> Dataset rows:
=-=-=-=-=
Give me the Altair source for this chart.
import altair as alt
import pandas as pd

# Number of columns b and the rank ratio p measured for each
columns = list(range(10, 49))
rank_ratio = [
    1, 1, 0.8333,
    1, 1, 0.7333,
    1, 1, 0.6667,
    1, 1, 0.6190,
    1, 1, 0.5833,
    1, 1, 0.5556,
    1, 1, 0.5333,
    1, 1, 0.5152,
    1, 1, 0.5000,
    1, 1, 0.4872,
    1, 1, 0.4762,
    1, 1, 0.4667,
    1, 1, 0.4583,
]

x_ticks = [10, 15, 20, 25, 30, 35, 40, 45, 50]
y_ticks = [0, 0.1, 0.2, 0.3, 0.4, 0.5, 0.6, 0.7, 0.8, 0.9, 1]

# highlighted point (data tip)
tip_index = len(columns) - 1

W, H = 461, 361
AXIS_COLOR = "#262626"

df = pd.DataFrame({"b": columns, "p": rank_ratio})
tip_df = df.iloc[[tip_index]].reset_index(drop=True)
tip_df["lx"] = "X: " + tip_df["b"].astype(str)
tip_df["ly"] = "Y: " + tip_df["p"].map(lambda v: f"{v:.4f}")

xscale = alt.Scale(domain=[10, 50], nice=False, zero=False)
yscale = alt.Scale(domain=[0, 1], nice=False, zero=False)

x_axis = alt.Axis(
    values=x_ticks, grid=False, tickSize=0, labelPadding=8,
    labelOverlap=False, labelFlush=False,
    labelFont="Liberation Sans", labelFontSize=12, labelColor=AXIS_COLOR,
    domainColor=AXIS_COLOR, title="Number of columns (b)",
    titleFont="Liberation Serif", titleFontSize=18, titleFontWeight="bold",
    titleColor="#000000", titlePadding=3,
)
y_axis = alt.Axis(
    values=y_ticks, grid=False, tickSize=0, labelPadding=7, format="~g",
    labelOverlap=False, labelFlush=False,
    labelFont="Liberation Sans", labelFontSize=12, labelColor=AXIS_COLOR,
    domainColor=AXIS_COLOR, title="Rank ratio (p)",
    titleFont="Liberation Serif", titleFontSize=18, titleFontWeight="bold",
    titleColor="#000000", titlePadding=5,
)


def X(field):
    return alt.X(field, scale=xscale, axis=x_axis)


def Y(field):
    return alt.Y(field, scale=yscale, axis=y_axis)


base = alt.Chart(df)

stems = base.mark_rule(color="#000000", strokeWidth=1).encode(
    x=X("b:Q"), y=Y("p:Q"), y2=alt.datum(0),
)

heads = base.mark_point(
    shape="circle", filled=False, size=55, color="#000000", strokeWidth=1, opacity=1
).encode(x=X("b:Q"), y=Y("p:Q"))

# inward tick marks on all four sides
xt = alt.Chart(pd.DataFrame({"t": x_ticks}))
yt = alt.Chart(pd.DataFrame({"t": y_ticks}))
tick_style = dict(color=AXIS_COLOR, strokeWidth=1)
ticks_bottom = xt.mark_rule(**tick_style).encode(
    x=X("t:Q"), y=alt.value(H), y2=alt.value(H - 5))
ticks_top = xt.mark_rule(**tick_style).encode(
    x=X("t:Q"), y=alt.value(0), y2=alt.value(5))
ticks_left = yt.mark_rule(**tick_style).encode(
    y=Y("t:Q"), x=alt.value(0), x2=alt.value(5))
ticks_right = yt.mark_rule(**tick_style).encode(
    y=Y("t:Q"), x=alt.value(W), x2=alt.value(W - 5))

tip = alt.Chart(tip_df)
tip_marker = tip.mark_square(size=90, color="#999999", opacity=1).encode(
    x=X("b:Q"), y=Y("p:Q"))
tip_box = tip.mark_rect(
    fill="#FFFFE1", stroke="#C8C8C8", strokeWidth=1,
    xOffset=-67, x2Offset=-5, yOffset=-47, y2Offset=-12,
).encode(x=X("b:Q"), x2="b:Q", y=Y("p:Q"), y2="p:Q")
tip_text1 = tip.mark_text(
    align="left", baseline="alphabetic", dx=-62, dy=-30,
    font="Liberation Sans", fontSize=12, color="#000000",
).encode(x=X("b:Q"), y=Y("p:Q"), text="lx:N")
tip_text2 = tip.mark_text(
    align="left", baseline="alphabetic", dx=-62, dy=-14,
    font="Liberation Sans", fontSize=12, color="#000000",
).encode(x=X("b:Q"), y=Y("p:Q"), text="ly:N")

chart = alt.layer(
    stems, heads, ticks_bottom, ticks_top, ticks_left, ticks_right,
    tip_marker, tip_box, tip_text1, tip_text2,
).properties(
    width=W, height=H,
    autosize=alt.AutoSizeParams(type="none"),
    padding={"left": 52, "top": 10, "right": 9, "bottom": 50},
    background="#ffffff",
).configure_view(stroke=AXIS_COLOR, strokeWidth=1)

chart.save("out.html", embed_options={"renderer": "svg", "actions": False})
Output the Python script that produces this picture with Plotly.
=-=-=-=-=
> TASK STATEMENT:
From the listing above, return each line with the word "this".

> WRITTEN REPLY:
Give me the Altair source for this chart.
Output the Python script that produces this picture with Plotly.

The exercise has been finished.